Social distancing is the opposite of what the virus needs to get around so quickly — it prefers short distances, such the proximity of many people in marketplaces, in public transport and various other vehicles, and at mass events such as football matches or festivals. One has to cut off the path the virus could take — cordoning-off or closure. One has to isolate or “dilute out” the infected persons, so that the virus cannot move on. Furthermore, contacts have to be identified, and put into quarantine. Many countries are introducing or discussing the help by mobile phones to trace back contacts. Quarantine has been known since biblical times, such as leprosy, and was practiced to prevent spreading of disease from those who may have been infected, without — or before — a medical diagnosis. It was practiced against the bubonic plague in 1665. Quarantine was required for merchants and sailors before entering Venice. They were isolated for 40 days (whence we have the term “quarantine”). Harbor cities were especially exposed to the import of diseases of foreign origin — which corresponds to big cities with huge airport hubs today. Quarantine turned out to be extremely important for the elderly and they would have needed more protection because of reduced immunity and higher number of secondary diseases. The discussion about closing of schools is ongoing. In most countries schools have been closed, except for Sweden — with the important concept that children in regulated school systems can be better controlled in respect to contacts and chains of infections. Children’s infectivity is not fully known, they become infected by adults.

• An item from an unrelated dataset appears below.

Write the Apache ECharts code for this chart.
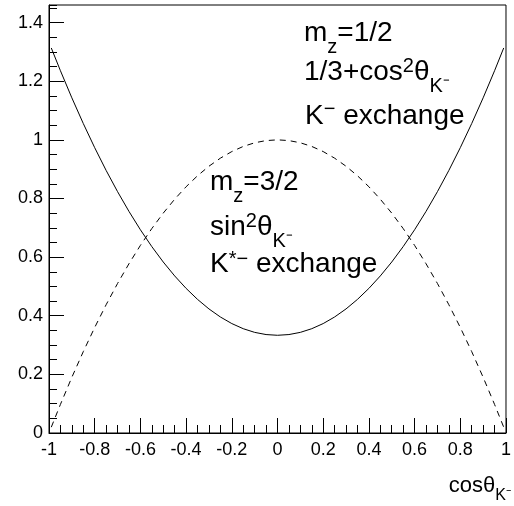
<!DOCTYPE html>
<html>
<head>
<meta charset="utf-8">
<script src="https://cdn.jsdelivr.net/npm/echarts@6/dist/echarts.min.js"></script>
<style>
  html, body { margin: 0; padding: 0; background: #fff; }
  #chart { width: 514px; height: 506px; }
</style>
</head>
<body>
<div id="chart"></div>
<script>
// Angular distributions versus cos(theta_K-)
const cosTheta = [-0.99, -0.95, -0.9, -0.85, -0.8, -0.75, -0.7, -0.65, -0.6, -0.55, -0.5,
  -0.45, -0.4, -0.35, -0.3, -0.25, -0.2, -0.15, -0.1, -0.05, 0,
  0.05, 0.1, 0.15, 0.2, 0.25, 0.3, 0.35, 0.4, 0.45, 0.5,
  0.55, 0.6, 0.65, 0.7, 0.75, 0.8, 0.85, 0.9, 0.95, 0.99];

// m_z = 1/2 (K- exchange): solid curve
const halfSpin = [1.3134, 1.2358, 1.1433, 1.0558, 0.9733, 0.8958, 0.8233, 0.7558, 0.6933, 0.6358, 0.5833,
  0.5358, 0.4933, 0.4558, 0.4233, 0.3958, 0.3733, 0.3558, 0.3433, 0.3358, 0.3333,
  0.3358, 0.3433, 0.3558, 0.3733, 0.3958, 0.4233, 0.4558, 0.4933, 0.5358, 0.5833,
  0.6358, 0.6933, 0.7558, 0.8233, 0.8958, 0.9733, 1.0558, 1.1433, 1.2358, 1.3134];

// m_z = 3/2 (K*- exchange): dashed curve
const threeHalfSpin = [0.0199, 0.0975, 0.19, 0.2775, 0.36, 0.4375, 0.51, 0.5775, 0.64, 0.6975, 0.75,
  0.7975, 0.84, 0.8775, 0.91, 0.9375, 0.96, 0.9775, 0.99, 0.9975, 1,
  0.9975, 0.99, 0.9775, 0.96, 0.9375, 0.91, 0.8775, 0.84, 0.7975, 0.75,
  0.6975, 0.64, 0.5775, 0.51, 0.4375, 0.36, 0.2775, 0.19, 0.0975, 0.0199];

const xRange = [-1, 1];
const yRange = [0, 1.46];

const FONT = 'Liberation Sans, Arial, Helvetica, sans-serif';
const base = { fontFamily: FONT, color: '#000' };

// Rich-text styles: main glyphs, subscripts and superscripts
const richStyles = {
  m: Object.assign({ fontSize: 28, lineHeight: 48 }, base),
  sub: Object.assign({ fontSize: 20, lineHeight: 20, verticalAlign: 'bottom' }, base),
  sup: Object.assign({ fontSize: 20, lineHeight: 36, height: 36, verticalAlign: 'top' }, base),
  supm: Object.assign({ fontSize: 20, lineHeight: 34, height: 34, verticalAlign: 'top' }, base),
  supa: Object.assign({ fontSize: 20, lineHeight: 38, height: 38, verticalAlign: 'top' }, base),
  t: Object.assign({ fontSize: 22, lineHeight: 36 }, base),
  tsub: Object.assign({ fontSize: 16, lineHeight: 16, verticalAlign: 'bottom' }, base)
};

function label(x, y, text, align) {
  return {
    type: 'text', x: x, y: y, silent: true,
    style: {
      text: text, rich: richStyles, fill: '#000',
      font: '28px ' + FONT,
      textAlign: align || 'left', textVerticalAlign: 'middle'
    }
  };
}

const chart = echarts.init(document.getElementById('chart'), null, { renderer: 'canvas' });

const tickFont = { fontSize: 18, fontFamily: FONT, color: '#000' };

chart.setOption({
  animation: false,
  backgroundColor: '#fff',
  grid: { left: 49, right: 6, top: 5, bottom: 73, show: true, borderColor: '#000', borderWidth: 1, containLabel: false },
  xAxis: [{
    type: 'value', min: xRange[0], max: xRange[1], interval: 0.2,
    axisLine: { show: true, onZero: false, lineStyle: { color: '#000', width: 1 } },
    axisTick: { show: true, inside: true, length: 15, lineStyle: { color: '#000' } },
    minorTick: { show: true, splitNumber: 4, length: 8, lineStyle: { color: '#000' } },
    splitLine: { show: false },
    axisLabel: Object.assign({ margin: 8 }, tickFont)
  }],
  yAxis: [{
    type: 'value', min: yRange[0], max: yRange[1], interval: 0.2, position: 'left',
    axisLine: { show: true, onZero: false, lineStyle: { color: '#000', width: 1 } },
    axisTick: { show: true, inside: true, length: 15, lineStyle: { color: '#000' } },
    splitLine: { show: false },
    axisLabel: Object.assign({ margin: 6, showMaxLabel: false }, tickFont)
  }, {
    // short ticks every 0.05
    type: 'value', min: yRange[0], max: yRange[1], interval: 0.05, position: 'left',
    axisLine: { show: false, onZero: false },
    axisTick: { show: true, inside: true, length: 8, lineStyle: { color: '#000' } },
    splitLine: { show: false },
    axisLabel: { show: false }
  }],
  series: [{
    type: 'line', xAxisIndex: 0, yAxisIndex: 0,
    data: cosTheta.map((c, i) => [c, halfSpin[i]]),
    showSymbol: false, silent: true,
    lineStyle: { color: '#000', width: 1, type: 'solid' }
  }, {
    type: 'line', xAxisIndex: 0, yAxisIndex: 0,
    data: cosTheta.map((c, i) => [c, threeHalfSpin[i]]),
    showSymbol: false, silent: true,
    lineStyle: { color: '#000', width: 1, type: [6, 5] }
  }],
  graphic: [
    label(304, 33, '{m|m}{sub|z}{m|=1/2}'),
    label(304, 72, '{m|1/3+cos}{sup|2}{m|θ}{sub|K⁻}'),
    label(305, 116, '{m|K}{supm|−}{m| exchange}'),
    label(210, 182, '{m|m}{sub|z}{m|=3/2}'),
    label(210, 227, '{m|sin}{sup|2}{m|θ}{sub|K⁻}'),
    label(210, 264, '{m|K}{supa|*−}{m| exchange}'),
    label(511, 486, '{t|cosθ}{tsub|K⁻}', 'right')
  ]
});
</script>
</body>
</html>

When people are locked into isolation, the virus may slow down — or escape and find other hosts. The virus CoV-2 has even been found in a lion in a zoo! This virus is so incredibly fit that it may, we hope, evolve to a reduced fitness — to use the terms we learnt from the great evolutionist Charles Darwin.
Viruses are undergoing speeded-up evolution. One can follow the changes and occurrence of mutations in real time. With about 30,000 bases in its single-stranded RNA genome, the coronavirus is large compared with many other viruses. The replication of its genome to generate progeny requires the genome to be copied, and the enzyme that does the copying is error-prone: it makes mistakes. Thus, the virus’s mutation rate is high, and a virus of this size would become extinct if too many mistakes were made. Indeed CoV-2 is the only virus known to have a correction system, called “proof-reading”, a system to eliminate a wrong base and thus to prevent mistakes from being passed down to the progeny. Indeed, CoV-2 is much less error-prone than other viruses are. This raises hopes for success of vaccines and therapeutics.
The Nobel prize-winning chemist and physicist, Manfred Eigen, who was greatly interested in the evolution of viruses, even conceived of an antiviral treatment that would work by pushing the virus replication to an intolerably high error frequency and thus forcing it to die out. He tried that for HIV — but no usable therapeutic emerged.
Can we expect the fitness of CoV-2 to decline? Today, we still do not know how the SARS of 2003 disappeared. It lost a fragment from its genome — but no correlation with the virus’s disappearance could be concluded. Furthermore, viruses are not a single defined species, but rather a swarm, also termed a “quasispecies” (M. Eigen). Not all viruses in this swarm are equally fit, and some of them may even lose fitness.
Viruses are opportunistic
Viruses are opportunistic and take advantage of the shortest and fastest way to replicate, by selecting the elderly and other hosts with reduced immunological competence. In fact, not only viruses, but almost all living species are opportunistic, humans included: if we see a bargain in a shop, we buy it whether or not we need it.